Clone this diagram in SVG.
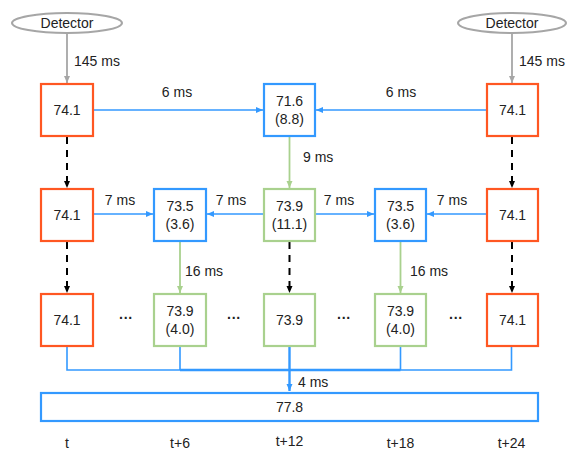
<svg xmlns="http://www.w3.org/2000/svg" width="567" height="452" viewBox="0 0 567 452">
<style>
text{font-family:"Liberation Sans",Arial,sans-serif;font-size:14px;fill:#222;text-anchor:middle}
.o{fill:#fff;stroke:#FF5722;stroke-width:2.2}
.b{fill:#fff;stroke:#3399FF;stroke-width:2.2}
.g{fill:#fff;stroke:#A9D18E;stroke-width:2.2}
.det{fill:#fff;stroke:#A6A6A6;stroke-width:2}
.lb{stroke:#3399FF;stroke-width:1.6;fill:none}
.lg{stroke:#A9D18E;stroke-width:1.8;fill:none}
.lk{stroke:#000;stroke-width:2;stroke-dasharray:7,6;fill:none}
.la{stroke:#A6A6A6;stroke-width:1.8;fill:none}
.l{text-anchor:start}
</style>
<defs>
<marker id="ab" markerWidth="8" markerHeight="8" refX="7" refY="4" orient="auto" markerUnits="userSpaceOnUse"><path d="M0,1 L7,4 L0,7 Z" fill="#3399FF"/></marker>
<marker id="ag" markerWidth="8" markerHeight="8" refX="7" refY="4" orient="auto" markerUnits="userSpaceOnUse"><path d="M0,1 L7,4 L0,7 Z" fill="#A9D18E"/></marker>
<marker id="ak" markerWidth="8" markerHeight="8" refX="7" refY="4" orient="auto" markerUnits="userSpaceOnUse"><path d="M0,1 L7,4 L0,7 Z" fill="#000"/></marker>
<marker id="aa" markerWidth="8" markerHeight="8" refX="7" refY="4" orient="auto" markerUnits="userSpaceOnUse"><path d="M0,1 L7,4 L0,7 Z" fill="#A6A6A6"/></marker>
</defs>
<g id="connectors">
<line class="la" x1="67" y1="33" x2="67" y2="83" marker-end="url(#aa)"/>
<line class="la" x1="512" y1="33" x2="512" y2="83" marker-end="url(#aa)"/>
<line class="lb" x1="94" y1="110" x2="263" y2="110" marker-end="url(#ab)"/>
<line class="lb" x1="486" y1="110" x2="316" y2="110" marker-end="url(#ab)"/>
<line class="lg" x1="289.5" y1="137" x2="289.5" y2="188" marker-end="url(#ag)"/>
<line class="lb" x1="94" y1="214" x2="153" y2="214" marker-end="url(#ab)"/>
<line class="lb" x1="263" y1="214" x2="207" y2="214" marker-end="url(#ab)"/>
<line class="lb" x1="316" y1="214" x2="374" y2="214" marker-end="url(#ab)"/>
<line class="lb" x1="486" y1="214" x2="427" y2="214" marker-end="url(#ab)"/>
<line class="lg" x1="180" y1="242" x2="180" y2="293" marker-end="url(#ag)"/>
<line class="lg" x1="400.5" y1="242" x2="400.5" y2="293" marker-end="url(#ag)"/>
<line class="lk" x1="67" y1="137" x2="67" y2="188" marker-end="url(#ak)"/>
<line class="lk" x1="512" y1="137" x2="512" y2="188" marker-end="url(#ak)"/>
<line class="lk" x1="67" y1="242" x2="67" y2="293" marker-end="url(#ak)"/>
<line class="lk" x1="512" y1="242" x2="512" y2="293" marker-end="url(#ak)"/>
<line class="lk" x1="289.5" y1="242" x2="289.5" y2="293" marker-end="url(#ak)"/>
<path class="lb" d="M67,347 V370 H511.5 V347 M180,347 V370 M400.5,347 V370"/>
<line class="lb" x1="180" y1="370" x2="400.5" y2="370" style="stroke-width:2.4"/>
<line class="lb" x1="289.5" y1="347" x2="289.5" y2="391" style="stroke-width:2.4" marker-end="url(#ab)"/>
<text class="l" x="74" y="66">145 ms</text>
<text class="l" x="519" y="66">145 ms</text>
<text x="177" y="97">6 ms</text>
<text x="401" y="97">6 ms</text>
<text class="l" x="303" y="162">9 ms</text>
<text x="120" y="205">7 ms</text>
<text x="231" y="205">7 ms</text>
<text x="339" y="205">7 ms</text>
<text x="452" y="205">7 ms</text>
<text class="l" x="185" y="276">16 ms</text>
<text class="l" x="410" y="276">16 ms</text>
<text class="l" x="298" y="387">4 ms</text>
</g>
<g id="det1"><ellipse class="det" cx="67" cy="23" rx="55" ry="10"/><text x="67" y="28">Detector</text></g>
<g id="det2"><ellipse class="det" cx="512" cy="23" rx="54" ry="10"/><text x="512" y="28">Detector</text></g>
<g id="n11"><rect class="o" x="41" y="84" width="52" height="52"/><text x="67" y="115">74.1</text></g>
<g id="n13"><rect class="b" x="264" y="84" width="51" height="52"/><text x="289.5" y="106">71.6</text><text x="289.5" y="124">(8.8)</text></g>
<g id="n15"><rect class="o" x="487" y="84" width="51" height="52"/><text x="512.5" y="115">74.1</text></g>
<g id="n21"><rect class="o" x="41" y="189" width="52" height="52"/><text x="67" y="220">74.1</text></g>
<g id="n22"><rect class="b" x="154" y="189" width="52" height="52"/><text x="180" y="211">73.5</text><text x="180" y="229">(3.6)</text></g>
<g id="n23"><rect class="g" x="264" y="189" width="51" height="52"/><text x="289.5" y="211">73.9</text><text x="289.5" y="229">(11.1)</text></g>
<g id="n24"><rect class="b" x="375" y="189" width="51" height="52"/><text x="400.5" y="211">73.5</text><text x="400.5" y="229">(3.6)</text></g>
<g id="n25"><rect class="o" x="487" y="189" width="51" height="52"/><text x="512.5" y="220">74.1</text></g>
<g id="n31"><rect class="o" x="41" y="294" width="52" height="52"/><text x="67" y="325">74.1</text></g>
<g id="n32"><rect class="g" x="154" y="294" width="52" height="52"/><text x="180" y="316">73.9</text><text x="180" y="334">(4.0)</text></g>
<g id="n33"><rect class="g" x="264" y="294" width="51" height="52"/><text x="289.5" y="325">73.9</text></g>
<g id="n34"><rect class="g" x="375" y="294" width="51" height="52"/><text x="400.5" y="316">73.9</text><text x="400.5" y="334">(4.0)</text></g>
<g id="n35"><rect class="o" x="487" y="294" width="51" height="52"/><text x="512.5" y="325">74.1</text></g>
<g id="dots" style="font-weight:bold">
<text x="126" y="323">···</text>
<text x="234" y="323">···</text>
<text x="344" y="323">···</text>
<text x="456" y="323">···</text>
</g>
<g id="final"><rect class="b" x="41" y="393" width="497" height="28"/><text x="289.5" y="412">77.8</text></g>
<g id="times">
<text x="67" y="448">t</text>
<text x="180" y="448">t+6</text>
<text x="289.5" y="446">t+12</text>
<text x="400.5" y="448">t+18</text>
<text x="511.5" y="448">t+24</text>
</g>
</svg>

○ ○ ○ ○ ○ ○ ○

PROBLEM =
In the copy, include no pictures; restate the listing above exactly.

RESPONSE =
Clone this diagram in SVG.
<svg xmlns="http://www.w3.org/2000/svg" width="567" height="452" viewBox="0 0 567 452">
<style>
text{font-family:"Liberation Sans",Arial,sans-serif;font-size:14px;fill:#222;text-anchor:middle}
.o{fill:#fff;stroke:#FF5722;stroke-width:2.2}
.b{fill:#fff;stroke:#3399FF;stroke-width:2.2}
.g{fill:#fff;stroke:#A9D18E;stroke-width:2.2}
.det{fill:#fff;stroke:#A6A6A6;stroke-width:2}
.lb{stroke:#3399FF;stroke-width:1.6;fill:none}
.lg{stroke:#A9D18E;stroke-width:1.8;fill:none}
.lk{stroke:#000;stroke-width:2;stroke-dasharray:7,6;fill:none}
.la{stroke:#A6A6A6;stroke-width:1.8;fill:none}
.l{text-anchor:start}
</style>
<defs>
<marker id="ab" markerWidth="8" markerHeight="8" refX="7" refY="4" orient="auto" markerUnits="userSpaceOnUse"><path d="M0,1 L7,4 L0,7 Z" fill="#3399FF"/></marker>
<marker id="ag" markerWidth="8" markerHeight="8" refX="7" refY="4" orient="auto" markerUnits="userSpaceOnUse"><path d="M0,1 L7,4 L0,7 Z" fill="#A9D18E"/></marker>
<marker id="ak" markerWidth="8" markerHeight="8" refX="7" refY="4" orient="auto" markerUnits="userSpaceOnUse"><path d="M0,1 L7,4 L0,7 Z" fill="#000"/></marker>
<marker id="aa" markerWidth="8" markerHeight="8" refX="7" refY="4" orient="auto" markerUnits="userSpaceOnUse"><path d="M0,1 L7,4 L0,7 Z" fill="#A6A6A6"/></marker>
</defs>
<g id="connectors">
<line class="la" x1="67" y1="33" x2="67" y2="83" marker-end="url(#aa)"/>
<line class="la" x1="512" y1="33" x2="512" y2="83" marker-end="url(#aa)"/>
<line class="lb" x1="94" y1="110" x2="263" y2="110" marker-end="url(#ab)"/>
<line class="lb" x1="486" y1="110" x2="316" y2="110" marker-end="url(#ab)"/>
<line class="lg" x1="289.5" y1="137" x2="289.5" y2="188" marker-end="url(#ag)"/>
<line class="lb" x1="94" y1="214" x2="153" y2="214" marker-end="url(#ab)"/>
<line class="lb" x1="263" y1="214" x2="207" y2="214" marker-end="url(#ab)"/>
<line class="lb" x1="316" y1="214" x2="374" y2="214" marker-end="url(#ab)"/>
<line class="lb" x1="486" y1="214" x2="427" y2="214" marker-end="url(#ab)"/>
<line class="lg" x1="180" y1="242" x2="180" y2="293" marker-end="url(#ag)"/>
<line class="lg" x1="400.5" y1="242" x2="400.5" y2="293" marker-end="url(#ag)"/>
<line class="lk" x1="67" y1="137" x2="67" y2="188" marker-end="url(#ak)"/>
<line class="lk" x1="512" y1="137" x2="512" y2="188" marker-end="url(#ak)"/>
<line class="lk" x1="67" y1="242" x2="67" y2="293" marker-end="url(#ak)"/>
<line class="lk" x1="512" y1="242" x2="512" y2="293" marker-end="url(#ak)"/>
<line class="lk" x1="289.5" y1="242" x2="289.5" y2="293" marker-end="url(#ak)"/>
<path class="lb" d="M67,347 V370 H511.5 V347 M180,347 V370 M400.5,347 V370"/>
<line class="lb" x1="180" y1="370" x2="400.5" y2="370" style="stroke-width:2.4"/>
<line class="lb" x1="289.5" y1="347" x2="289.5" y2="391" style="stroke-width:2.4" marker-end="url(#ab)"/>
<text class="l" x="74" y="66">145 ms</text>
<text class="l" x="519" y="66">145 ms</text>
<text x="177" y="97">6 ms</text>
<text x="401" y="97">6 ms</text>
<text class="l" x="303" y="162">9 ms</text>
<text x="120" y="205">7 ms</text>
<text x="231" y="205">7 ms</text>
<text x="339" y="205">7 ms</text>
<text x="452" y="205">7 ms</text>
<text class="l" x="185" y="276">16 ms</text>
<text class="l" x="410" y="276">16 ms</text>
<text class="l" x="298" y="387">4 ms</text>
</g>
<g id="det1"><ellipse class="det" cx="67" cy="23" rx="55" ry="10"/><text x="67" y="28">Detector</text></g>
<g id="det2"><ellipse class="det" cx="512" cy="23" rx="54" ry="10"/><text x="512" y="28">Detector</text></g>
<g id="n11"><rect class="o" x="41" y="84" width="52" height="52"/><text x="67" y="115">74.1</text></g>
<g id="n13"><rect class="b" x="264" y="84" width="51" height="52"/><text x="289.5" y="106">71.6</text><text x="289.5" y="124">(8.8)</text></g>
<g id="n15"><rect class="o" x="487" y="84" width="51" height="52"/><text x="512.5" y="115">74.1</text></g>
<g id="n21"><rect class="o" x="41" y="189" width="52" height="52"/><text x="67" y="220">74.1</text></g>
<g id="n22"><rect class="b" x="154" y="189" width="52" height="52"/><text x="180" y="211">73.5</text><text x="180" y="229">(3.6)</text></g>
<g id="n23"><rect class="g" x="264" y="189" width="51" height="52"/><text x="289.5" y="211">73.9</text><text x="289.5" y="229">(11.1)</text></g>
<g id="n24"><rect class="b" x="375" y="189" width="51" height="52"/><text x="400.5" y="211">73.5</text><text x="400.5" y="229">(3.6)</text></g>
<g id="n25"><rect class="o" x="487" y="189" width="51" height="52"/><text x="512.5" y="220">74.1</text></g>
<g id="n31"><rect class="o" x="41" y="294" width="52" height="52"/><text x="67" y="325">74.1</text></g>
<g id="n32"><rect class="g" x="154" y="294" width="52" height="52"/><text x="180" y="316">73.9</text><text x="180" y="334">(4.0)</text></g>
<g id="n33"><rect class="g" x="264" y="294" width="51" height="52"/><text x="289.5" y="325">73.9</text></g>
<g id="n34"><rect class="g" x="375" y="294" width="51" height="52"/><text x="400.5" y="316">73.9</text><text x="400.5" y="334">(4.0)</text></g>
<g id="n35"><rect class="o" x="487" y="294" width="51" height="52"/><text x="512.5" y="325">74.1</text></g>
<g id="dots" style="font-weight:bold">
<text x="126" y="323">···</text>
<text x="234" y="323">···</text>
<text x="344" y="323">···</text>
<text x="456" y="323">···</text>
</g>
<g id="final"><rect class="b" x="41" y="393" width="497" height="28"/><text x="289.5" y="412">77.8</text></g>
<g id="times">
<text x="67" y="448">t</text>
<text x="180" y="448">t+6</text>
<text x="289.5" y="446">t+12</text>
<text x="400.5" y="448">t+18</text>
<text x="511.5" y="448">t+24</text>
</g>
</svg>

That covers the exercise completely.